**Dataset extract**.
-- BEGIN --

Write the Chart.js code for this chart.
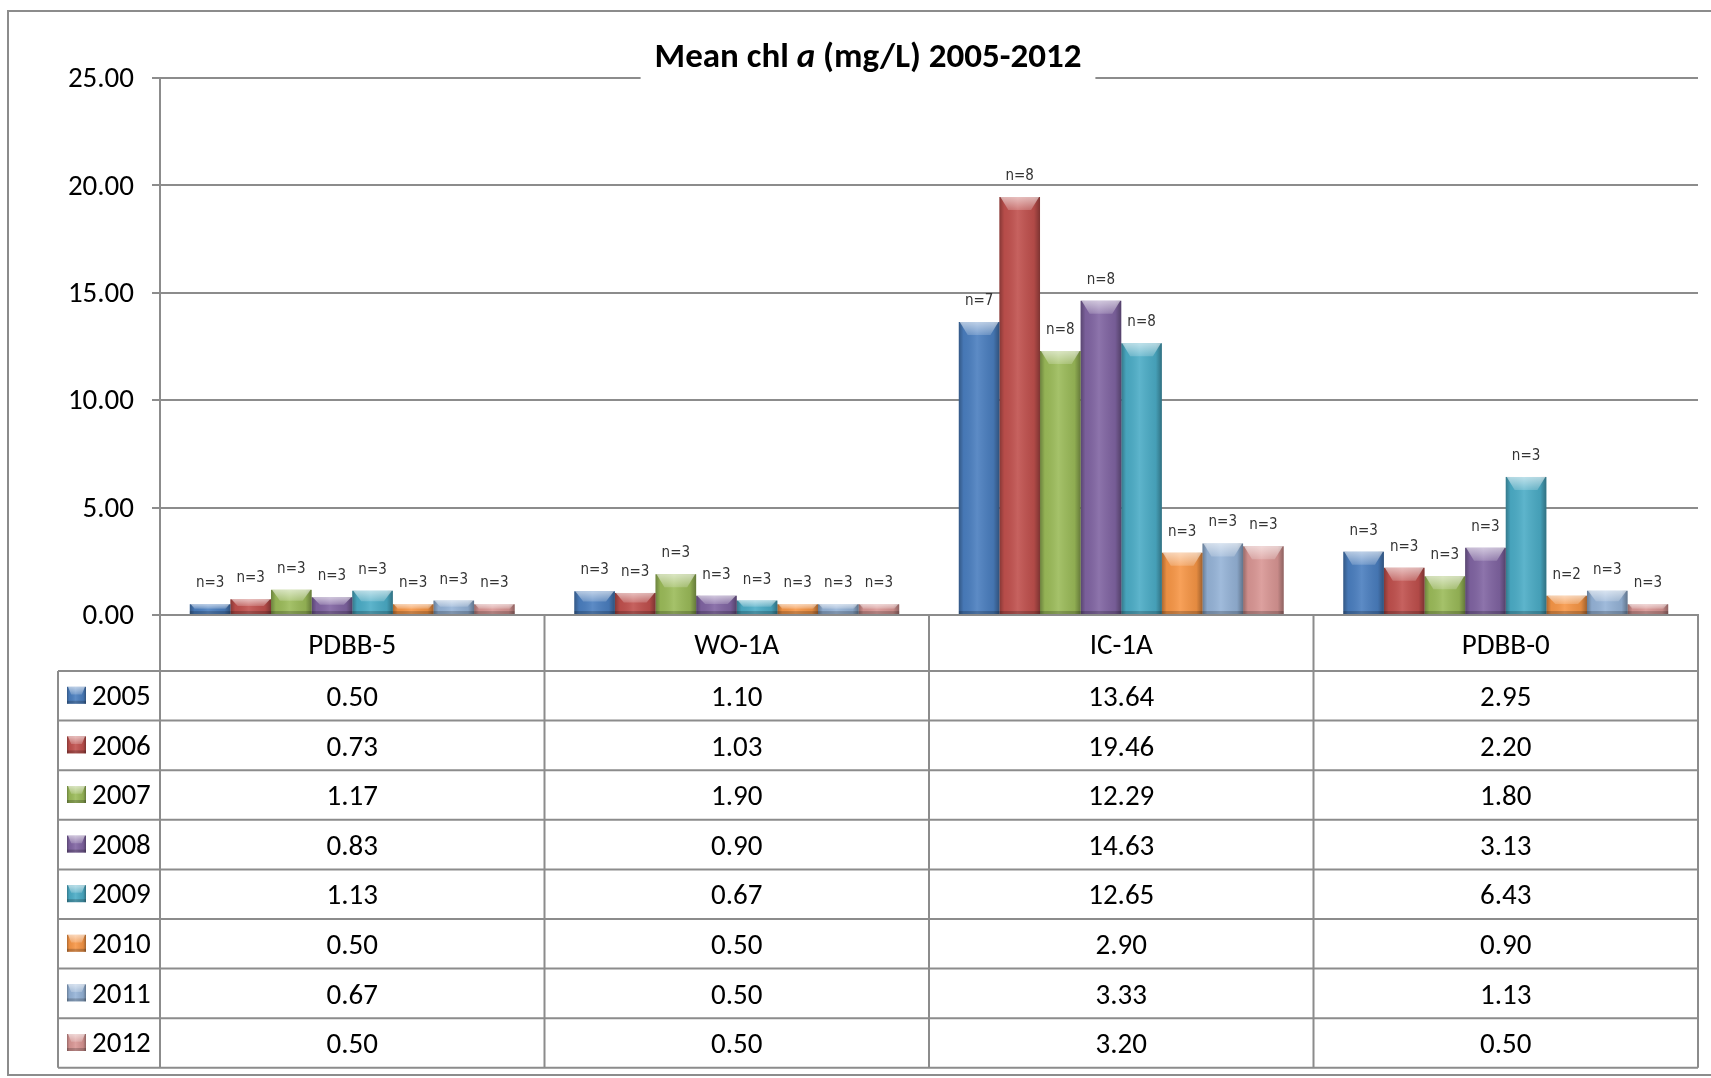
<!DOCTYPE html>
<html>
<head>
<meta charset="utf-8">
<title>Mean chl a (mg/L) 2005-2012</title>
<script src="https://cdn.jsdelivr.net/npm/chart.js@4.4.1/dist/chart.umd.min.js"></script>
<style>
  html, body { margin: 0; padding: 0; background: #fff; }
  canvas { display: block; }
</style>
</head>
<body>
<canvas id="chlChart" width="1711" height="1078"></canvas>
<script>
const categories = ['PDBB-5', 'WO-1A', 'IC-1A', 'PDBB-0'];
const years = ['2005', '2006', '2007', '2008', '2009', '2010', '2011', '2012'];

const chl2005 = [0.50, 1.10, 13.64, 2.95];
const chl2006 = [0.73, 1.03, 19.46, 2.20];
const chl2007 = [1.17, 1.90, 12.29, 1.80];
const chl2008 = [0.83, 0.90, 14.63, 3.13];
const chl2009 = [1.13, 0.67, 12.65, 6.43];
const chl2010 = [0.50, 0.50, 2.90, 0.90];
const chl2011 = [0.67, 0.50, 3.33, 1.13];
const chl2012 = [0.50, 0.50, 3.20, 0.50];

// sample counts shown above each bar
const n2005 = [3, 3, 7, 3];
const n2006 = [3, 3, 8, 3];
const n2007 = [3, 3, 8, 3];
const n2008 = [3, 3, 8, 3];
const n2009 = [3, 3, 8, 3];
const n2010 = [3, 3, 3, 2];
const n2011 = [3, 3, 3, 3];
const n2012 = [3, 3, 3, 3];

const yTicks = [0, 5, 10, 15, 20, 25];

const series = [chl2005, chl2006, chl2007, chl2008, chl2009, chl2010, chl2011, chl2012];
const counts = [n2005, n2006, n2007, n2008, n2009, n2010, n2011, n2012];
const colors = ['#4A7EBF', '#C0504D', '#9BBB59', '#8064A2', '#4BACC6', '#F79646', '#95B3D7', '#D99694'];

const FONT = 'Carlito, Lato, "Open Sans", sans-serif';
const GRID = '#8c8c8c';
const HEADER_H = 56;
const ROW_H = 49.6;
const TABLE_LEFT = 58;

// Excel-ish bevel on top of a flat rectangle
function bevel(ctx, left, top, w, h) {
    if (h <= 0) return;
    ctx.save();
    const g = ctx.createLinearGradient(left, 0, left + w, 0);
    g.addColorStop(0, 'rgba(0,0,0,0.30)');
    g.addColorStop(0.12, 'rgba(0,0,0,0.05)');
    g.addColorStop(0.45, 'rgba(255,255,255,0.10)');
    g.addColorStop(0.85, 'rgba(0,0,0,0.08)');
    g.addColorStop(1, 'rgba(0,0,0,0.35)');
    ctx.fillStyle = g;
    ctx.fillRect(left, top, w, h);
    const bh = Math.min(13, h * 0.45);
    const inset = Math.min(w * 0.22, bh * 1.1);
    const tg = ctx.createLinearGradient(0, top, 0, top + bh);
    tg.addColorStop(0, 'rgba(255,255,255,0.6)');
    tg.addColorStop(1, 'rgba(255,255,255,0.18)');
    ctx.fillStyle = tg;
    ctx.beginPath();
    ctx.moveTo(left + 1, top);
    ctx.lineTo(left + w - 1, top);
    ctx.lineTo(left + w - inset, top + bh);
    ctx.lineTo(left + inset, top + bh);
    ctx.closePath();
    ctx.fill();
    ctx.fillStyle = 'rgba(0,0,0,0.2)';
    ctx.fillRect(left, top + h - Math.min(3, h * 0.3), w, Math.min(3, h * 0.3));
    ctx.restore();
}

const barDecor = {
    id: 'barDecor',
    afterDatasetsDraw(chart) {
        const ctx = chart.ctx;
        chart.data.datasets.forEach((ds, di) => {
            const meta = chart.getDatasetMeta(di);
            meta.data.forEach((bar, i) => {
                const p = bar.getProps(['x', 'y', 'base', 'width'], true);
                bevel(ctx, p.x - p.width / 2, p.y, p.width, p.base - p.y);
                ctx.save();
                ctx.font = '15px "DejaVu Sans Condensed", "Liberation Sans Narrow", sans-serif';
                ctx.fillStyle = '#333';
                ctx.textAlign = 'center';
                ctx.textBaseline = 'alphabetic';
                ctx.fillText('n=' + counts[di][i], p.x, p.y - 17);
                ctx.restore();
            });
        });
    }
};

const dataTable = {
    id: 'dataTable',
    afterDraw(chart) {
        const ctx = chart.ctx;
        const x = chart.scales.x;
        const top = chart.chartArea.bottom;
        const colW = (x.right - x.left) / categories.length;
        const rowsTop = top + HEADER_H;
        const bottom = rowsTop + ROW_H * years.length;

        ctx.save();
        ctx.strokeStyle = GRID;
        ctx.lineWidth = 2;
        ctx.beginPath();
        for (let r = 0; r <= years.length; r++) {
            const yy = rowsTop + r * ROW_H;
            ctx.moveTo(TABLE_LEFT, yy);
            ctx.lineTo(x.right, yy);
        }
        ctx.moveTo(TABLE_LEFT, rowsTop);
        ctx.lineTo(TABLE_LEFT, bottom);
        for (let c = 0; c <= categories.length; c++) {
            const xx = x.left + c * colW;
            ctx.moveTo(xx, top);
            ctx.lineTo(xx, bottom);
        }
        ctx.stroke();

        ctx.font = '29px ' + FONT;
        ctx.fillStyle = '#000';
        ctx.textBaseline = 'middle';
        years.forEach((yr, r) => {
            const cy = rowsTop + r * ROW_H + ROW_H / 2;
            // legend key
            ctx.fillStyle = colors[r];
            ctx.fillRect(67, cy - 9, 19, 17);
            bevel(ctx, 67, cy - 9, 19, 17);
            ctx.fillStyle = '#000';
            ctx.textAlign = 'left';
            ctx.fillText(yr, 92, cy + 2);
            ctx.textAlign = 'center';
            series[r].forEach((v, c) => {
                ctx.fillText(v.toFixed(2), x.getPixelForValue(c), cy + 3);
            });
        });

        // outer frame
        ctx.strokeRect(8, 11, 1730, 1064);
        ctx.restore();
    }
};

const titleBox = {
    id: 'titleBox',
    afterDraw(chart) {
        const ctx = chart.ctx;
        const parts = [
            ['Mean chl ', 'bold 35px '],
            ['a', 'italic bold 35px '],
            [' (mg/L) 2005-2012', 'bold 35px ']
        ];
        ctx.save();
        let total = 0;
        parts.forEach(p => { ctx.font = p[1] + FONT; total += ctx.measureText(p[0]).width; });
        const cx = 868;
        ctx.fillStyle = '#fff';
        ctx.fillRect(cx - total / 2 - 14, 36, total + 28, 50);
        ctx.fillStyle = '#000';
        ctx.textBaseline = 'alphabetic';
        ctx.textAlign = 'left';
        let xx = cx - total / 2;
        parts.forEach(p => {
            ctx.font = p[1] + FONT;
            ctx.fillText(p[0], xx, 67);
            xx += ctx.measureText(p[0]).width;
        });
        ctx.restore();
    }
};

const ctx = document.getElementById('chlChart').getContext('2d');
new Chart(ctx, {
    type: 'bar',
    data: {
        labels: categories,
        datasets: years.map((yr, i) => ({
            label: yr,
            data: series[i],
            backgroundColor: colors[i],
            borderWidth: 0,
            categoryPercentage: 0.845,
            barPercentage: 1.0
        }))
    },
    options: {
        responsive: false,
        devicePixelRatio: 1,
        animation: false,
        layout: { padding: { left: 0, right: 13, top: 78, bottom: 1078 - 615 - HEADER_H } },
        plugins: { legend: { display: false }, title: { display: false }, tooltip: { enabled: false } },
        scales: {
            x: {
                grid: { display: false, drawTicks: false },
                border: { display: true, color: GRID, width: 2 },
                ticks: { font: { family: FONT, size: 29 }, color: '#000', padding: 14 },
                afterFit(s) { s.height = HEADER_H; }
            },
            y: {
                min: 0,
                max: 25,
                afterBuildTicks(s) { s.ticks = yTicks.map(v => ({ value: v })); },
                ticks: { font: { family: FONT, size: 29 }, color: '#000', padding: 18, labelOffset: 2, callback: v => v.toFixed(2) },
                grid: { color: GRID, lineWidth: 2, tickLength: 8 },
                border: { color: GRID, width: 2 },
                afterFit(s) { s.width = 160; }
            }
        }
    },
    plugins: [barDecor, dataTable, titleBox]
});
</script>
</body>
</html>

-- END --

**Exercise prompt**.
Take the lines from the start of the material to the line with "const yTicks = [0, 5, 10, 15, 20, 25];", both included, and transcribe them exactly without the pictures.

**Reply**.
Write the Chart.js code for this chart.
<!DOCTYPE html>
<html>
<head>
<meta charset="utf-8">
<title>Mean chl a (mg/L) 2005-2012</title>
<script src="https://cdn.jsdelivr.net/npm/chart.js@4.4.1/dist/chart.umd.min.js"></script>
<style>
  html, body { margin: 0; padding: 0; background: #fff; }
  canvas { display: block; }
</style>
</head>
<body>
<canvas id="chlChart" width="1711" height="1078"></canvas>
<script>
const categories = ['PDBB-5', 'WO-1A', 'IC-1A', 'PDBB-0'];
const years = ['2005', '2006', '2007', '2008', '2009', '2010', '2011', '2012'];

const chl2005 = [0.50, 1.10, 13.64, 2.95];
const chl2006 = [0.73, 1.03, 19.46, 2.20];
const chl2007 = [1.17, 1.90, 12.29, 1.80];
const chl2008 = [0.83, 0.90, 14.63, 3.13];
const chl2009 = [1.13, 0.67, 12.65, 6.43];
const chl2010 = [0.50, 0.50, 2.90, 0.90];
const chl2011 = [0.67, 0.50, 3.33, 1.13];
const chl2012 = [0.50, 0.50, 3.20, 0.50];

// sample counts shown above each bar
const n2005 = [3, 3, 7, 3];
const n2006 = [3, 3, 8, 3];
const n2007 = [3, 3, 8, 3];
const n2008 = [3, 3, 8, 3];
const n2009 = [3, 3, 8, 3];
const n2010 = [3, 3, 3, 2];
const n2011 = [3, 3, 3, 3];
const n2012 = [3, 3, 3, 3];

const yTicks = [0, 5, 10, 15, 20, 25];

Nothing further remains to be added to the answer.